Anthony M. Scott (born October 3, 1976) is an American former professional football player who was a cornerback in the National Football League (NFL). He played college football for the NC State Wolfpack. He was selected by the New York Jets in the sixth round of the 2000 NFL draft and played for the Jets from 2000 to 2001.

==College career==
After playing high school football at Burns High School in Lawndale, North Carolina, Scott had a brief stint at Hargrave Military Academy before becoming a starter for the Wolfpack at North Carolina State University. As a freshman, Scott had an interception for 30 yards as NC State finished a struggling 3–8. The next year, Scott had an interception for no return yards as the Wolfpack had a 6–5 season. Then as a junior, Scott had two interceptions for 36 yards leading NC State to a 7–5 record.

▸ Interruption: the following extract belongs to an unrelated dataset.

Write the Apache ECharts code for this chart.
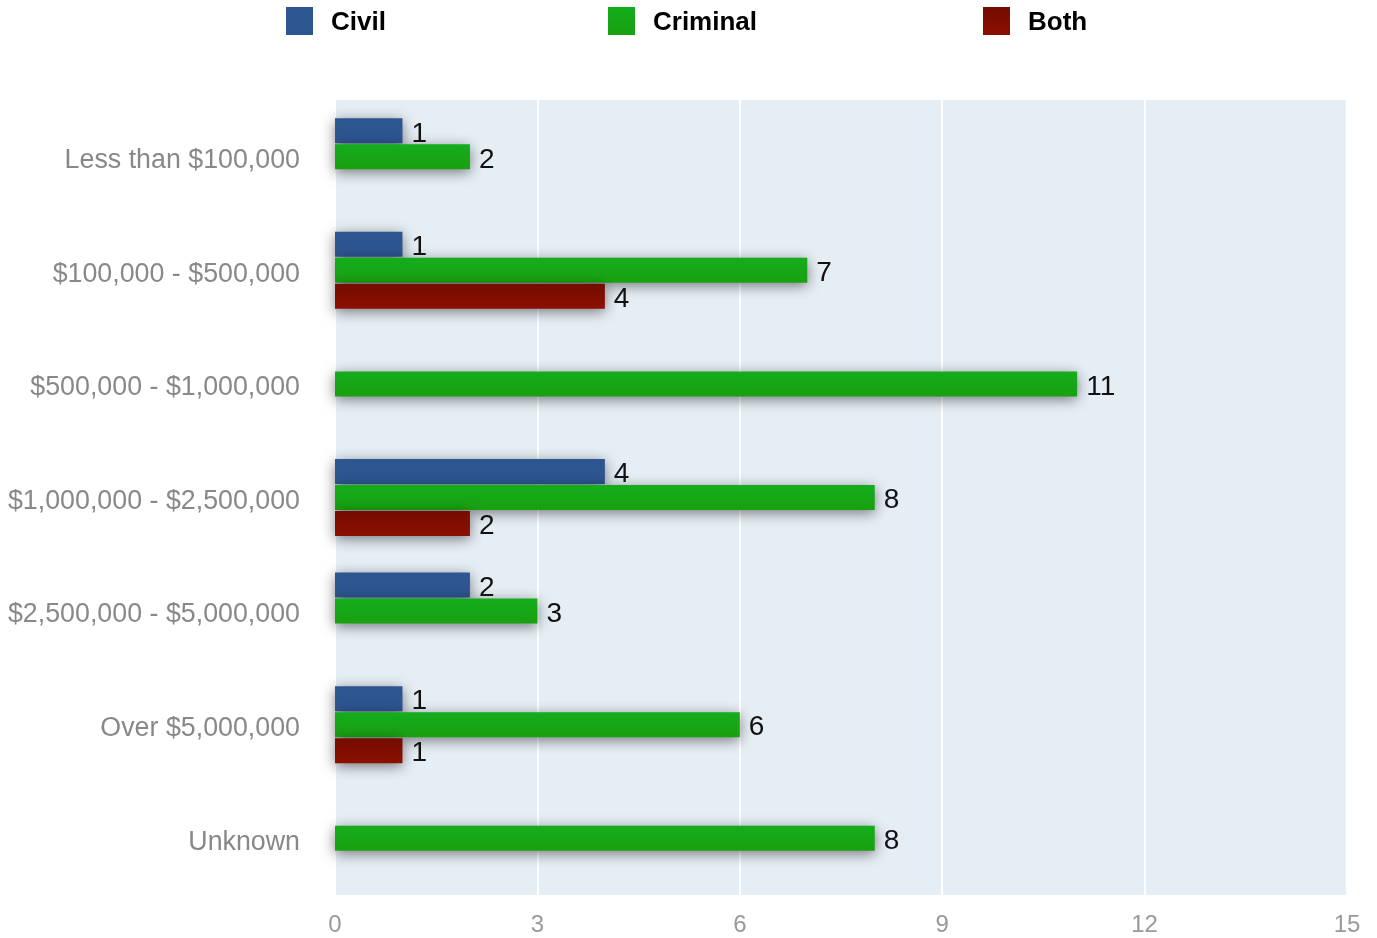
<!DOCTYPE html>
<html>
<head>
<meta charset="utf-8">
<script src="https://cdn.jsdelivr.net/npm/echarts@6/dist/echarts.min.js"></script>
<style>
  html, body { margin: 0; padding: 0; background: #fff; }
  #chart { width: 1377px; height: 938px; }
</style>
</head>
<body>
<div id="chart"></div>
<script>
const categories = ['Less than $100,000', '$100,000 - $500,000', '$500,000 - $1,000,000',
    '$1,000,000 - $2,500,000', '$2,500,000 - $5,000,000', 'Over $5,000,000', 'Unknown'];
const civil = [1, 1, null, 4, 2, 1, null];
const criminal = [2, 7, 11, 8, 3, 6, 8];
const both = [null, 4, null, 2, null, 1, null];
const xTicks = [0, 3, 6, 9, 12, 15];

const FONT = '"Liberation Sans", Arial, sans-serif';
const BLUE = '#2d5590';
const GREEN = new echarts.graphic.LinearGradient(0, 0, 0, 1, [
    { offset: 0, color: '#14ad1c' },
    { offset: 1, color: '#19a010' }
]);
const RED = new echarts.graphic.LinearGradient(0, 0, 0, 1, [
    { offset: 0, color: '#740c00' },
    { offset: 1, color: '#8c1000' }
]);

function barSeries(name, data, color) {
    return {
        name: name,
        type: 'bar',
        data: data,
        barWidth: 25,
        barGap: '4%',
        itemStyle: {
            color: color,
            shadowBlur: 14,
            shadowColor: 'rgba(0,0,0,0.5)',
            shadowOffsetY: 3
        },
        label: {
            show: true,
            position: 'right',
            distance: 9,
            offset: [0, 3],
            color: '#111',
            fontSize: 28,
            fontFamily: FONT
        }
    };
}

function legendAt(name, left) {
    return {
        data: [name],
        top: 2,
        left: left,
        icon: 'rect',
        itemWidth: 27,
        itemHeight: 28,
        selectedMode: false,
        formatter: '{t|{name}}',
        textStyle: {
            fontSize: 26,
            fontWeight: 'bold',
            color: '#000',
            fontFamily: FONT,
            padding: [0, 0, 0, 13],
            rich: {
                t: {
                    fontSize: 26,
                    fontWeight: 'bold',
                    color: '#000',
                    fontFamily: FONT,
                    padding: [4, 0, 0, 0]
                }
            }
        }
    };
}

const option = {
    backgroundColor: '#fff',
    animation: false,
    legend: [legendAt('Civil', 281), legendAt('Criminal', 603), legendAt('Both', 978)],
    grid: {
        left: 335,
        right: 30,
        top: 100,
        bottom: 43,
        show: true,
        backgroundColor: '#e6eef5',
        borderWidth: 0
    },
    xAxis: {
        type: 'value',
        min: xTicks[0],
        max: xTicks[xTicks.length - 1],
        interval: 3,
        axisLine: { show: false },
        axisTick: { show: false },
        axisLabel: {
            fontSize: 24,
            color: '#999',
            fontFamily: FONT,
            margin: 18
        },
        splitLine: {
            lineStyle: { color: '#fff', width: 2 }
        }
    },
    yAxis: {
        type: 'category',
        data: categories,
        inverse: true,
        axisLine: { show: false },
        axisTick: { show: false },
        axisLabel: {
            margin: 35,
            formatter: '{c|{value}}',
            rich: {
                c: {
                    fontSize: 26.8,
                    color: '#888',
                    fontFamily: FONT,
                    padding: [8, 0, 0, 0]
                }
            }
        }
    },
    series: [
        barSeries('Civil', civil, BLUE),
        barSeries('Criminal', criminal, GREEN),
        barSeries('Both', both, RED)
    ]
};

const chart = echarts.init(document.getElementById('chart'));
chart.setOption(option);
</script>
</body>
</html>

Finally as a senior, Scott had four interceptions for 38 yards helping NC State finish the year with a 6–6 record. Scott finished his college career with eight interceptions for 104 yards and a 22–24 career record.

==Professional career==

=== Draft ===
Scott entered the 2000 NFL draft and was selected in the sixth round by the New York Jets with the 179th pick.

=== Rookie season ===
Scott played in all 16 games as a rookie, totaling an interception for no yards, a fumble recovery and a tackle as the Jets finished 9–7 with no playoff appearance.

=== 2001 ===
In his second season, Scott only played seven games due to injuries and only had three tackles as the Jets went on to make the playoffs but lose in the wild card round. Scott soon retired after finishing his career with an interception, a fumble recovery and four tackles.